Por P. Fernando Pascual

La educación ocupa un lugar clave para el crecimiento de las personas y para promover una sana convivencia entre los miembros de una sociedad. Al mismo tiempo, las leyes, de modo directo o indirecto, tienen consecuencias educativas, al permitir ciertos comportamientos, vistos como legítimos, y al prohibir otros.

Esta idea ya estaba presente en el mundo antiguo. Basta con leer las observaciones que Platón hizo sobre el tema, especialmente en dos obras clave, la República y las Leyes. Aristóteles, que no ocultaba sus diferencias y críticas hacia Platón, también reconoció el papel educativo de las leyes en obras como la Ética nicomáquea y la Política.

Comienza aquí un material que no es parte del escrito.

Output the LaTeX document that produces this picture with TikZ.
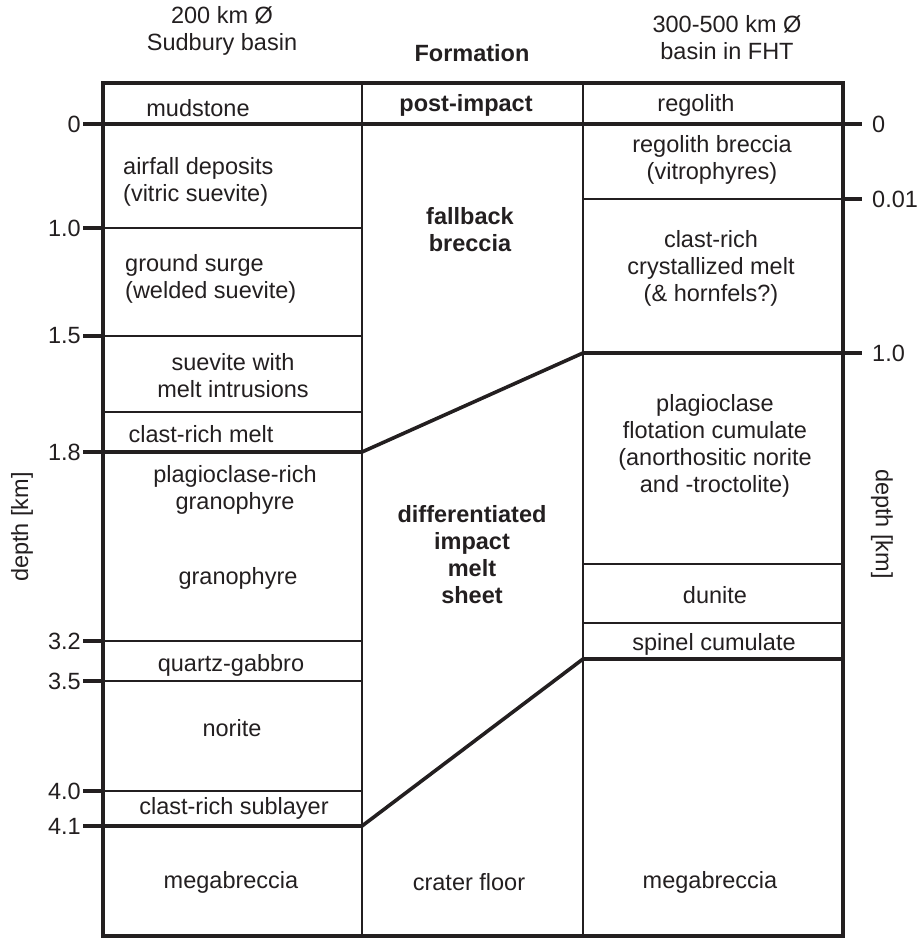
\documentclass[tikz,border=0pt]{standalone}
\usepackage{fontspec}
\setmainfont{Liberation Sans}
\definecolor{ink}{HTML}{231F20}
\begin{document}
\begin{tikzpicture}[x=1pt,y=-1pt,
  every node/.style={font=\fontsize{23.5}{27}\selectfont, text=ink, inner sep=0pt, align=center},
  bld/.style={font=\fontsize{23.5}{27}\selectfont\bfseries},
  thk/.style={line width=3.6pt, draw=ink},
  thn/.style={line width=2pt, draw=ink},
  lft/.style={align=left, anchor=west}]
\useasboundingbox (0,0) rectangle (917,941);
% coordinates
\coordinate (TL) at (103,83);
\coordinate (BR) at (843,936);
% thin lines
\draw[thn] (362,83) -- (362,936);
\draw[thn] (583,83) -- (583,936);
\foreach \y in {228,336,412,641,681,791} \draw[thn] (103,\y) -- (362,\y);
\foreach \y in {199,564,623} \draw[thn] (583,\y) -- (843,\y);
% thick lines
\draw[thk] (103,124) -- (843,124);
\coordinate (m1) at (362,452);
\coordinate (m2) at (583,353);
\coordinate (f1) at (362,826);
\coordinate (f2) at (583,659);
\draw[thk, line join=miter] (103,452) -- (m1) -- (m2) -- (843,353);
\draw[thk, line join=miter] (103,826) -- (f1) -- (f2) -- (843,659);
\draw[thk] (TL) rectangle (BR);
% ticks
\foreach \y/\t [count=\i] in {124/0,228/1.0,336/1.5,452/1.8,641/3.2,681/3.5,791/4.0,826/4.1}{
  \draw[thk] (83,\y) -- (103,\y);
  \node[anchor=east] (lt\i) at (81,\y) {\t};
}
\foreach \y/\t [count=\i] in {124/0,199/0.01,353/1.0}{
  \draw[thk] (843,\y) -- (862,\y);
  \node[anchor=west] (rt\i) at (872,\y) {\t};
}
% axis labels
\node[rotate=90] (dl) at (22,527) {depth [km]};
\node[rotate=-90] (dr) at (882,524) {depth [km]};
% headers
\node (h1) at (222,30.5) {200 km Ø\\Sudbury basin};
\node[bld] (h2) at (472,53) {Formation};
\node (h3) at (727,37.5) {300-500 km Ø\\basin in FHT};
% left column
\node (l1) at (198,108) {mudstone};
\node[lft] (l2) at (123,181.5) {airfall deposits\\(vitric suevite)};
\node[lft] (l3) at (125,278.5) {ground surge\\(welded suevite)};
\node (l4) at (233,375.5) {suevite with\\melt intrusions};
\node (l5) at (201,434) {clast-rich melt};
\node (l6) at (235,490) {plagioclase-rich\\granophyre};
\node (l7) at (238,578) {granophyre};
\node (l8) at (231,665) {quartz-gabbro};
\node (l9) at (232,728) {norite};
\node (l10) at (234,808) {clast-rich sublayer};
\node (l11) at (231,882) {megabreccia};
% middle column
\node[bld] (c1) at (466,105) {post-impact};
\node[bld] (c2) at (470,229.5) {fallback\\breccia};
\node[bld] (c3) at (472,555) {differentiated\\impact\\melt\\sheet};
\node (c4) at (469,882) {crater floor};
% right column
\node (r1) at (696,105) {regolith};
\node (r2) at (712,160) {regolith breccia\\(vitrophyres)};
\node (r3) at (711,268.5) {clast-rich\\crystallized melt\\(\& hornfels?)};
\node (r4) at (715,445.5) {plagioclase\\flotation cumulate\\(anorthositic norite\\and -troctolite)};
\node (r5) at (715,595) {dunite};
\node (r6) at (714,644) {spinel cumulate};
\node (r7) at (710,882) {megabreccia};
\end{tikzpicture}
\end{document}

Por razones históricas, en el mundo contemporáneo ha surgido una cierta desconfianza hacia un posible interés educativo por parte del Estado y de sus leyes. De modo especial, las dramáticas experiencias del totalitarismo (de izquierdas o de derechas) han mostrado los peligros y daños que provocan los sistemas dictatoriales cuando quieren imponer una ética a todas las personas.

Las democracias, que parecerían estar exentas de los peligros de los sistemas totalitarios, no han prescindido por completo de elaborar leyes y normativas que, en el fondo, generan cultura y ayudan a promover principios que se plasman luego en la educación.

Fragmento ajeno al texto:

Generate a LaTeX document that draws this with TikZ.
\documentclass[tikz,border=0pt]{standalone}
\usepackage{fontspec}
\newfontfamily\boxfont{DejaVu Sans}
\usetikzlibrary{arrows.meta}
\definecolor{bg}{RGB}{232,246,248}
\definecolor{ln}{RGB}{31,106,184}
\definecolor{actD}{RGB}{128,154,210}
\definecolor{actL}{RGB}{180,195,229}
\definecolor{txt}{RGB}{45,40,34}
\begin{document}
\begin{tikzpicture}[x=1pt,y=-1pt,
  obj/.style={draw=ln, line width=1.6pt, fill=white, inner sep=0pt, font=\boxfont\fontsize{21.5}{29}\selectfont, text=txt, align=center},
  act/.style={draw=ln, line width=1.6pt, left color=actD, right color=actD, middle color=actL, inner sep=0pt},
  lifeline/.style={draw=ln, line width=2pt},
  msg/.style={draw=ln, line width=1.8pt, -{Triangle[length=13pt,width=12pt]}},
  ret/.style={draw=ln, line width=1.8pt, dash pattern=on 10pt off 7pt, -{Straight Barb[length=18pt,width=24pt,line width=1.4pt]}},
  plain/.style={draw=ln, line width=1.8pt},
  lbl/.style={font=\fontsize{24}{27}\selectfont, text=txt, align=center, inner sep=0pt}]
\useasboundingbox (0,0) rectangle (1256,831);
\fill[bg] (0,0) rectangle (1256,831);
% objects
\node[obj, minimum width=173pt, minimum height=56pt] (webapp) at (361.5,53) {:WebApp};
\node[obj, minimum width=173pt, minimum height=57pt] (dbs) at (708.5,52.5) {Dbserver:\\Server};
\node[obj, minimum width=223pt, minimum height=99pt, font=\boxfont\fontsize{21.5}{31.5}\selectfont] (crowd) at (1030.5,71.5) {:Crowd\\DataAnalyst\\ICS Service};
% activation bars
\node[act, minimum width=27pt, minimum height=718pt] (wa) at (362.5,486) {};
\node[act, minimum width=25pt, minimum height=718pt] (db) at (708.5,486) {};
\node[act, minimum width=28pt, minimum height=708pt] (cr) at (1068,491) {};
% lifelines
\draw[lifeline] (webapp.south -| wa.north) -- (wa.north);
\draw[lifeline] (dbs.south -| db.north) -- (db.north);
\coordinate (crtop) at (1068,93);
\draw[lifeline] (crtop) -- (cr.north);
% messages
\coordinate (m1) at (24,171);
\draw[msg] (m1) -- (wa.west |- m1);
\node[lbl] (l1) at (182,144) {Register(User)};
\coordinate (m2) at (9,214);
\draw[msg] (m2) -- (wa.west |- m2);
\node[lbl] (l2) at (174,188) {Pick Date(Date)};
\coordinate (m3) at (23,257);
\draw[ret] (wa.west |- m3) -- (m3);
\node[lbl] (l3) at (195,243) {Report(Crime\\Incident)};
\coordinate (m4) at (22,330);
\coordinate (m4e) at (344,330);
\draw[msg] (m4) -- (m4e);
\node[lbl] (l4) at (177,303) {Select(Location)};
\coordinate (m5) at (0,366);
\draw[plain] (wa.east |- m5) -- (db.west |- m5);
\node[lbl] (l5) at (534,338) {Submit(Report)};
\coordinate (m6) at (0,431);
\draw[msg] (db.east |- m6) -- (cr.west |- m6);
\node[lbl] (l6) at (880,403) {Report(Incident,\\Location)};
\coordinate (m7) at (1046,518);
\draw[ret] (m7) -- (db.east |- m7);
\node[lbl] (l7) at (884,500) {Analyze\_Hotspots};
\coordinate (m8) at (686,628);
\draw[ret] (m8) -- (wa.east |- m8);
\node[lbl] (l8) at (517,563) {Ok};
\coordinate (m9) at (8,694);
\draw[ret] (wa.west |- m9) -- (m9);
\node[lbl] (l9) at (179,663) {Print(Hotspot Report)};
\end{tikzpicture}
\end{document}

Esta idea ha sido subrayada en un reciente libro de ética filosófica, publicado en italiano en el año 2021 (Michael Konrad, Introduzione all’etica filosofica, Edizioni Studium, Roma 2021, especialmente en las páginas 162-164).

Konrad señala que ningún Estado debería ignorar los efectos educativos o deseducativos que producen sus leyes. Como ejemplos, explica cómo influyen en la cultura leyes que permiten el aborto, la eutanasia o el divorcio.

Como subraya Konrad, “una ley justa promueve el desarrollo de una visión adecuada sobre el mundo, mientras que una ley injusta favorece la difusión de una visión deforme” (p. 164).

Ello se muestra de modo tristemente concreto cuando se legaliza el aborto, algo que “ha contribuido a debilitar en los pueblos la conciencia de la dignidad de toda persona” (p. 164).

Para algunos, una ley que permite el aborto no “educaría” ni “enseñaría” que el aborto sea algo bueno. Sin embargo, una vez que ha sido legalizado el aborto, muchos considerarán que no sería algo tan malo, con la excusa de que lo legal tendría siempre alguna relación con lo justo, lo cual, en un tema tan evidente como el del aborto, es algo completamente falso.

Los gobernantes y los legisladores necesitan, por lo tanto, tomar conciencia sobre la importancia de aquello que permiten o prohíben en sus Estados. Si se equivocan, al permiten que sea “legal” lo injusto, harán un enorme daño a la sociedad, al abrir espacio a culturas que “eduquen” desde planteamientos equivocados.

Al revés, cuando los gobernantes y los legisladores promueven leyes que defienden la vida y la dignidad de todo ser humano, se convierten en promotores de cultura y de educación que ayuda a las personas a reconocer principios justos y esenciales para alcanzar una sana convivencia entre todos los miembros de la sociedad.